Problem ▸ Retype, word for word, the lines between the ones holding "Rebuild this chart" and "0.264, 0.267, 0.270]", inclusive; pictures stay out of the copy.

Extracted records ▸
— start —

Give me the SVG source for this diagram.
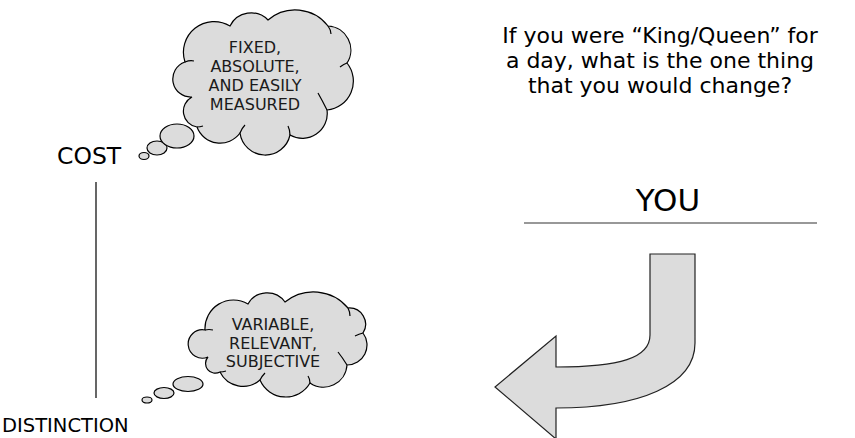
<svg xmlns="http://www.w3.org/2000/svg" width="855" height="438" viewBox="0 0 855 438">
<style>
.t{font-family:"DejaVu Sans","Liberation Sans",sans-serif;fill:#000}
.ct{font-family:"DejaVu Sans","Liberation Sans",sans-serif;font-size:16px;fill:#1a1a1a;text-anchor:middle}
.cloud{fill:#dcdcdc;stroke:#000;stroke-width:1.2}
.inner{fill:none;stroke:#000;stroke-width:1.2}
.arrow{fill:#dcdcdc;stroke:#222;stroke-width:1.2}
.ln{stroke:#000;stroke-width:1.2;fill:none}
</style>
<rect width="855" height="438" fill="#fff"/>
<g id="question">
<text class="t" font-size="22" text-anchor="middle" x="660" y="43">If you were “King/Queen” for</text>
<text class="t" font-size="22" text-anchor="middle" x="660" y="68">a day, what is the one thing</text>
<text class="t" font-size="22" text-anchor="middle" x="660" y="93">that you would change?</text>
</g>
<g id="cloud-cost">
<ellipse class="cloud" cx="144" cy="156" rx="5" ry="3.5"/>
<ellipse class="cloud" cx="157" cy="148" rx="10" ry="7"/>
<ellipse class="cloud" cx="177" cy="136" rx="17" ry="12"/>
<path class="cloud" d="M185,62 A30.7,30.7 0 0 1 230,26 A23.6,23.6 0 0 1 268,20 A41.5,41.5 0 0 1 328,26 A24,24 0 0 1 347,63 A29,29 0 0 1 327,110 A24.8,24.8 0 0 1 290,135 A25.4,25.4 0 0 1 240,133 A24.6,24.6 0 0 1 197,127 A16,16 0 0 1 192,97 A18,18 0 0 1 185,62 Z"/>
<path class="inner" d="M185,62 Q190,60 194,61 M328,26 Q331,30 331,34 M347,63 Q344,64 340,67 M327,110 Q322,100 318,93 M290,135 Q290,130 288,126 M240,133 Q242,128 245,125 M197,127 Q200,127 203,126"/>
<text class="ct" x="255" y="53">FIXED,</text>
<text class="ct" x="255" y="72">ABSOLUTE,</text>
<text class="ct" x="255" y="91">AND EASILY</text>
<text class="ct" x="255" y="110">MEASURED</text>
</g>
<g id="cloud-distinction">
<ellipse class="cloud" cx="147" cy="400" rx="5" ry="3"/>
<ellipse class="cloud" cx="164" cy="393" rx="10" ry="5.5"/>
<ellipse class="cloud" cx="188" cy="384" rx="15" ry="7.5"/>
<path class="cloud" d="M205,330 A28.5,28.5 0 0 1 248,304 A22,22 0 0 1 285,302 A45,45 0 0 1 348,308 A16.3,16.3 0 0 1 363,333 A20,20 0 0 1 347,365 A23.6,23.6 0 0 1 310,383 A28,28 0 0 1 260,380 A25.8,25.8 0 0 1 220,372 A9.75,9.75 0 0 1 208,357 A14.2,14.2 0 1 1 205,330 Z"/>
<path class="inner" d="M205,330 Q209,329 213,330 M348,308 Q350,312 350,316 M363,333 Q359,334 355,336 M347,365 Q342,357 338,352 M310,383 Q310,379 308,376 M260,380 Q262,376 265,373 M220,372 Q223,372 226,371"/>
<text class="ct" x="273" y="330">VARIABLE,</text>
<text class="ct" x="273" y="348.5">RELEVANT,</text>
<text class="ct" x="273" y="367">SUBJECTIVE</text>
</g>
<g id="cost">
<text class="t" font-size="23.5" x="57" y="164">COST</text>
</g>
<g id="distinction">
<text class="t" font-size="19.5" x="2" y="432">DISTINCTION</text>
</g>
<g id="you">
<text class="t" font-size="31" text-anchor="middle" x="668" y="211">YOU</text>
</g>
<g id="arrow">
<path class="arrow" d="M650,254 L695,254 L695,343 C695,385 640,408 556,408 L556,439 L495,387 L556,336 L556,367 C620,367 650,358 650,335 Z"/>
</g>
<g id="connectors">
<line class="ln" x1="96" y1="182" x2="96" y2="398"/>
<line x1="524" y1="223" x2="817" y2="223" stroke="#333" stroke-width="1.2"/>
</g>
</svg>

— end —
— start —

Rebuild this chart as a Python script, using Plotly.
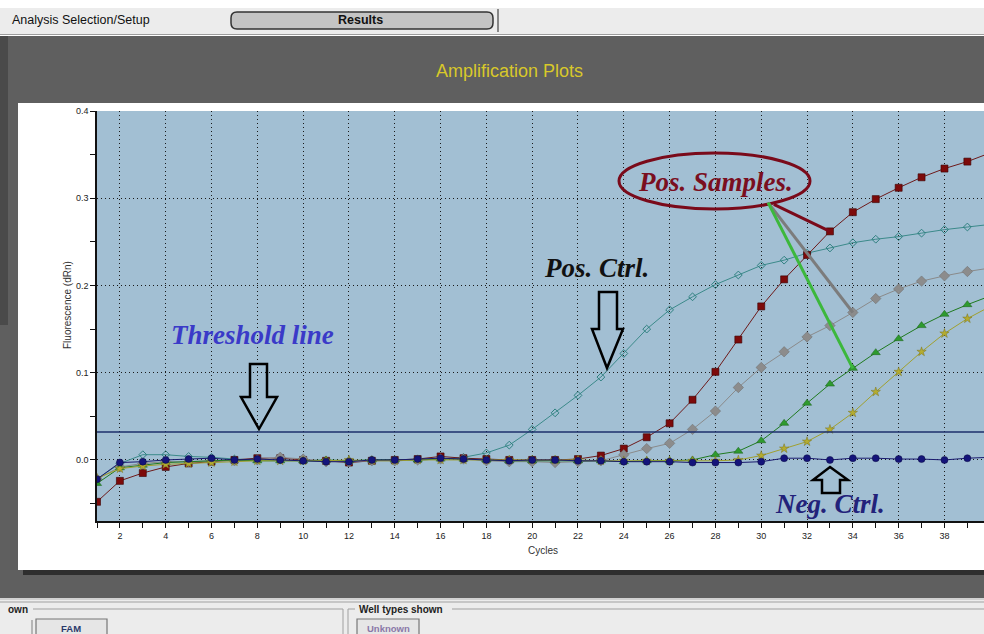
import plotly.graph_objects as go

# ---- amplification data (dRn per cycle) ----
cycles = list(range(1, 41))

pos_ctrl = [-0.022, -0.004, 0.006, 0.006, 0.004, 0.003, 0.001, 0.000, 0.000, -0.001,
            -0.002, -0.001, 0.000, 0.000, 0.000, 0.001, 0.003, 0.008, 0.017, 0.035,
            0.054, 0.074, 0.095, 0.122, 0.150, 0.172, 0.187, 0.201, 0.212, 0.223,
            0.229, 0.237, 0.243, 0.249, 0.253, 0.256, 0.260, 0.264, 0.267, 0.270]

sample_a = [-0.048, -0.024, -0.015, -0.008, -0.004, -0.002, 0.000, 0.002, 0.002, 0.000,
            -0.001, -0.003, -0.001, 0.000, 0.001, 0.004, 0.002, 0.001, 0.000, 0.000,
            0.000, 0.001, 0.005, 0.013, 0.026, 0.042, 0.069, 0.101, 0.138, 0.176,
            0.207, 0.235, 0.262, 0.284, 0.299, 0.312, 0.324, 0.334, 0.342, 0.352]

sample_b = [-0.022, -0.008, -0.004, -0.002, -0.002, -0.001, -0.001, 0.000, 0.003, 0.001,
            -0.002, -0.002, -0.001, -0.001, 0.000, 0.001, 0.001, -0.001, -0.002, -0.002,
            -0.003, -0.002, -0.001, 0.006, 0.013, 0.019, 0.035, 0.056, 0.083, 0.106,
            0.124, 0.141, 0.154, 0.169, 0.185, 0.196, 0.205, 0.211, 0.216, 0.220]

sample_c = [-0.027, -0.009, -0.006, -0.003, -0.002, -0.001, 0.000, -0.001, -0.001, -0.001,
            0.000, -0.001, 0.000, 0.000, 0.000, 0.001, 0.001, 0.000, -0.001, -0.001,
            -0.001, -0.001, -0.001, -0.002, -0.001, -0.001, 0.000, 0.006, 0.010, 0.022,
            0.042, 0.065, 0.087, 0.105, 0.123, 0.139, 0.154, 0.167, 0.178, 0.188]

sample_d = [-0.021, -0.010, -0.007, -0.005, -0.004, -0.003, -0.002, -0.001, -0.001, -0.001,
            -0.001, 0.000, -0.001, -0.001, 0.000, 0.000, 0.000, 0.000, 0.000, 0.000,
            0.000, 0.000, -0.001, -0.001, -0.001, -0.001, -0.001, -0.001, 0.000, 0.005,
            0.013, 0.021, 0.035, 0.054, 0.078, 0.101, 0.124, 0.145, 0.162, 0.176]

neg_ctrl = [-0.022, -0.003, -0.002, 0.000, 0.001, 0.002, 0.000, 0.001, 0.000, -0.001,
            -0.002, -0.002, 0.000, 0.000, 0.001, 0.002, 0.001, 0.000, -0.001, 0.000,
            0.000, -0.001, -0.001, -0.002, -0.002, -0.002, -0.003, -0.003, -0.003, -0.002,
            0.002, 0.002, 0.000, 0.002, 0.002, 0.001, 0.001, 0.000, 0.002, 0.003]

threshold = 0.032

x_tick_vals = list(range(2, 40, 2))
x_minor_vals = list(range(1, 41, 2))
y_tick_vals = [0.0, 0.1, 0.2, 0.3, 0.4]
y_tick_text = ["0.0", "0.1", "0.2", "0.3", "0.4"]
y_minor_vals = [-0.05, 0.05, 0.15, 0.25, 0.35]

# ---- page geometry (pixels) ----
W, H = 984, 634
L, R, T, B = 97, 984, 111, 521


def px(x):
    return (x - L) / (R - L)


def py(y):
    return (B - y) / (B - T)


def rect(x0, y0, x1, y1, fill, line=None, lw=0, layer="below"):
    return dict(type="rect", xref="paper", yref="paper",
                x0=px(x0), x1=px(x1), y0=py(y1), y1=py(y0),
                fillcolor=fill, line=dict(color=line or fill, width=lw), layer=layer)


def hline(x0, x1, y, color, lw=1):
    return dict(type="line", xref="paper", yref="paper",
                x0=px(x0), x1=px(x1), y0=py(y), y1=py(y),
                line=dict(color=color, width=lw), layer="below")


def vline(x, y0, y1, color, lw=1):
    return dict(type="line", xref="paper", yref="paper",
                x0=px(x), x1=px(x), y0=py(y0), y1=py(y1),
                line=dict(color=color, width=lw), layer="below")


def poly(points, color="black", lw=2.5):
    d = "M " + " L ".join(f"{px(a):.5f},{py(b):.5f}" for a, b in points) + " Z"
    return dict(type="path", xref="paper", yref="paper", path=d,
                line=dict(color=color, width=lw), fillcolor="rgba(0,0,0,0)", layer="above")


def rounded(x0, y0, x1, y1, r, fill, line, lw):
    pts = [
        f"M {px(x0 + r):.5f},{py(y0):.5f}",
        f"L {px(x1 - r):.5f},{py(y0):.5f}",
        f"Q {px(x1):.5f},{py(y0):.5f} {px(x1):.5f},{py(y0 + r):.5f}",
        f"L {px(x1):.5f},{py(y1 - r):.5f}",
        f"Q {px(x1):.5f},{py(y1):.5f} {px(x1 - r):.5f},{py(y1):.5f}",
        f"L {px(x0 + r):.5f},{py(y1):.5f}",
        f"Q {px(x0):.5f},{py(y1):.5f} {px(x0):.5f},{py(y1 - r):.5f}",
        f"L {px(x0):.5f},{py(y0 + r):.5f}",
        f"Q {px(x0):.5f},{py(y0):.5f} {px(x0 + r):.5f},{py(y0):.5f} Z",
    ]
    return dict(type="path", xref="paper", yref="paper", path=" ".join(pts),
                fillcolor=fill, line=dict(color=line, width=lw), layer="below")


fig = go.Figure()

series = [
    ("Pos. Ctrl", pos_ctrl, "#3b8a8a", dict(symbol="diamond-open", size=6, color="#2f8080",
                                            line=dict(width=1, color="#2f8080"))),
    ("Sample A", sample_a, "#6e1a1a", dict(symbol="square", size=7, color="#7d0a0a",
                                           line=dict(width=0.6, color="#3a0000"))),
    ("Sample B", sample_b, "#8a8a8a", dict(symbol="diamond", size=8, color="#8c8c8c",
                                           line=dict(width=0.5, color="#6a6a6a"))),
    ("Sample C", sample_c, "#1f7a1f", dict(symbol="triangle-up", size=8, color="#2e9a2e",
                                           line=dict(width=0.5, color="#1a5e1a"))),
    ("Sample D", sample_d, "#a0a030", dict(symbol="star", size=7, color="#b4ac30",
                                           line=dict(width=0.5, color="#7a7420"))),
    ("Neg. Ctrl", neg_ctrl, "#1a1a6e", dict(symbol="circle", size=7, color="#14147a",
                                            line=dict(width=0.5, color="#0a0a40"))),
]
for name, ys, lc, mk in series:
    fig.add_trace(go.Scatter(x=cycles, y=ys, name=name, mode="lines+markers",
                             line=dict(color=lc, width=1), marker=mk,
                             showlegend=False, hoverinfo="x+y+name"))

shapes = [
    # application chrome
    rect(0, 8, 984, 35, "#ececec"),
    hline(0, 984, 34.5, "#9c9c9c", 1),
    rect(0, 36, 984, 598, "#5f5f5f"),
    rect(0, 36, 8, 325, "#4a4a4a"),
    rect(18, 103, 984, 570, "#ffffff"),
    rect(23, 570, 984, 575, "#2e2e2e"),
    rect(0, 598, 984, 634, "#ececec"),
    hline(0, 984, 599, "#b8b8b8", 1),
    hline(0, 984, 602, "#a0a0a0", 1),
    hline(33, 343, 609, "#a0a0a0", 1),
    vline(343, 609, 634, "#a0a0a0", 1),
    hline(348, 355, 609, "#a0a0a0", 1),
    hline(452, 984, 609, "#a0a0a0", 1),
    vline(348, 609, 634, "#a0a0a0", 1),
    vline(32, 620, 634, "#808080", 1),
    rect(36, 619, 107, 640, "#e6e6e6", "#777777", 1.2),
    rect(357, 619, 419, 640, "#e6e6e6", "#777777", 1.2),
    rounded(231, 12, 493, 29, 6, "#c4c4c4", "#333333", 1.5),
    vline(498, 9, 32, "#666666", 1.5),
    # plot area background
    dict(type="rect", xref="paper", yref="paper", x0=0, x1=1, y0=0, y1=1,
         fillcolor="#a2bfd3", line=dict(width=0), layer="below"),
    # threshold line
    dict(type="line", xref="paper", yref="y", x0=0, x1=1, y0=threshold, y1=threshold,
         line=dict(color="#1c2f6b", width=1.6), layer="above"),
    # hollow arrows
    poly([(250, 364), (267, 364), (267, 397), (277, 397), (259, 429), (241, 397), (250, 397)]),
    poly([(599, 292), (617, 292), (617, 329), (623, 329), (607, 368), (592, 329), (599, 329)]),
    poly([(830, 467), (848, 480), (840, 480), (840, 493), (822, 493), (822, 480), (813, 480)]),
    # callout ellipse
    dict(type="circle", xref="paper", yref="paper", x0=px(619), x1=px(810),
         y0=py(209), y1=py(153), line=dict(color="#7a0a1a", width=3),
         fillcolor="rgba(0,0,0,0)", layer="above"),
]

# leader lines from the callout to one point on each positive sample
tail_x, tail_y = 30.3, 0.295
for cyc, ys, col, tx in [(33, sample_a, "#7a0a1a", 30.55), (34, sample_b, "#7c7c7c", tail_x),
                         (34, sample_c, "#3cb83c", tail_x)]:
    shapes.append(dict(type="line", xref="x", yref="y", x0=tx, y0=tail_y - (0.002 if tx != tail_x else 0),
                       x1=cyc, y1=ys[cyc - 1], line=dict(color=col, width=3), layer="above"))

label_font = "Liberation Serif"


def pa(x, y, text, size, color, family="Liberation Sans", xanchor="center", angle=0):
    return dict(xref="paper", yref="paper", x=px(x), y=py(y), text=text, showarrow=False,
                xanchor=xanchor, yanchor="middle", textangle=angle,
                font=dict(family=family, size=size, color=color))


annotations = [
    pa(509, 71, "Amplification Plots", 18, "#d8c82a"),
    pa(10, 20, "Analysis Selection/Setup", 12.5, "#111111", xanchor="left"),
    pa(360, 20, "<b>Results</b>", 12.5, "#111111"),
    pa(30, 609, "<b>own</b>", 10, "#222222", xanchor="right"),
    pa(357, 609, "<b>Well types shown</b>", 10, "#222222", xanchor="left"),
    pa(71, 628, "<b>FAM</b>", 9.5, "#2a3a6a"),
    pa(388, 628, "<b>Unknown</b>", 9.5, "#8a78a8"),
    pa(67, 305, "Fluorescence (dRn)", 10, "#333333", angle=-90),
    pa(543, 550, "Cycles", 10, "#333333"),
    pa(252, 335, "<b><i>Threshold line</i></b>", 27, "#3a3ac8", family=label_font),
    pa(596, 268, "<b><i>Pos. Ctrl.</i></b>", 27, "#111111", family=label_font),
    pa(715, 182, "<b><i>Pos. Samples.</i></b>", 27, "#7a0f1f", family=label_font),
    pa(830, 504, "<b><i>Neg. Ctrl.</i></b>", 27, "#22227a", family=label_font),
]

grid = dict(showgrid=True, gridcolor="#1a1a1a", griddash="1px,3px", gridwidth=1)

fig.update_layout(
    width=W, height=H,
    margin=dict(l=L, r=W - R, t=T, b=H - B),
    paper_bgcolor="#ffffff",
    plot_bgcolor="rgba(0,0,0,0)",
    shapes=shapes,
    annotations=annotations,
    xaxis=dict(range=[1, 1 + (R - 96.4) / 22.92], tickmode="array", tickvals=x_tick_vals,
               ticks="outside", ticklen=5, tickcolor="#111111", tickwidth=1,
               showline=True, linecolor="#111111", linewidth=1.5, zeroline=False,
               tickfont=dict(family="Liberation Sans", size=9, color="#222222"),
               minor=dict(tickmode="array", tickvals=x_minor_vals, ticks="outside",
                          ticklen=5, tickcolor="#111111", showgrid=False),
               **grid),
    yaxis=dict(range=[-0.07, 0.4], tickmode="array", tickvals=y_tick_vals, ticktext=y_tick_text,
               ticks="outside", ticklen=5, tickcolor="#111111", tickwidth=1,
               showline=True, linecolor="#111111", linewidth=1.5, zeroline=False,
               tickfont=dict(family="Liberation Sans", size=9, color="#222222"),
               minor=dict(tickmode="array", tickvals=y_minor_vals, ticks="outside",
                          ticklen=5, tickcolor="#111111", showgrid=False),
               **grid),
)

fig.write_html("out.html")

— end —
— start —

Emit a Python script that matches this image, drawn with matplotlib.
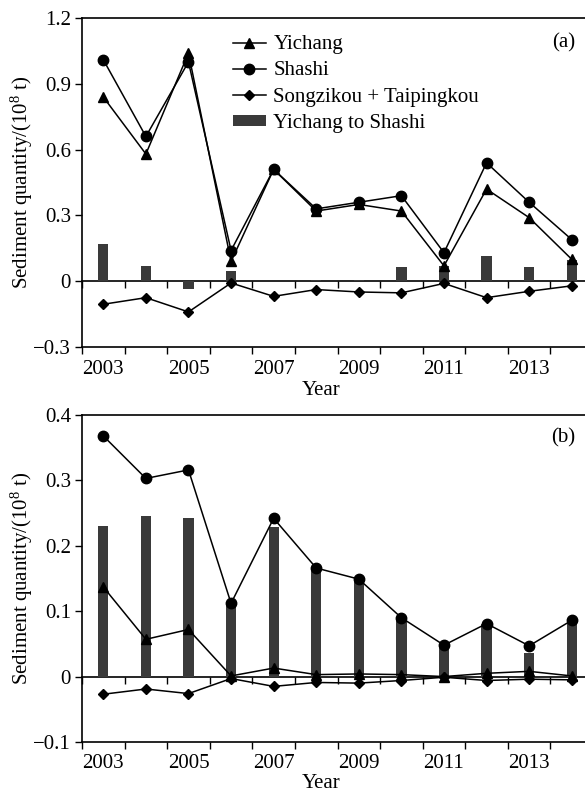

— end —

Reply ▸
Rebuild this chart as a Python script, using Plotly.
import plotly.graph_objects as go

# ---- amplification data (dRn per cycle) ----
cycles = list(range(1, 41))

pos_ctrl = [-0.022, -0.004, 0.006, 0.006, 0.004, 0.003, 0.001, 0.000, 0.000, -0.001,
            -0.002, -0.001, 0.000, 0.000, 0.000, 0.001, 0.003, 0.008, 0.017, 0.035,
            0.054, 0.074, 0.095, 0.122, 0.150, 0.172, 0.187, 0.201, 0.212, 0.223,
            0.229, 0.237, 0.243, 0.249, 0.253, 0.256, 0.260, 0.264, 0.267, 0.270]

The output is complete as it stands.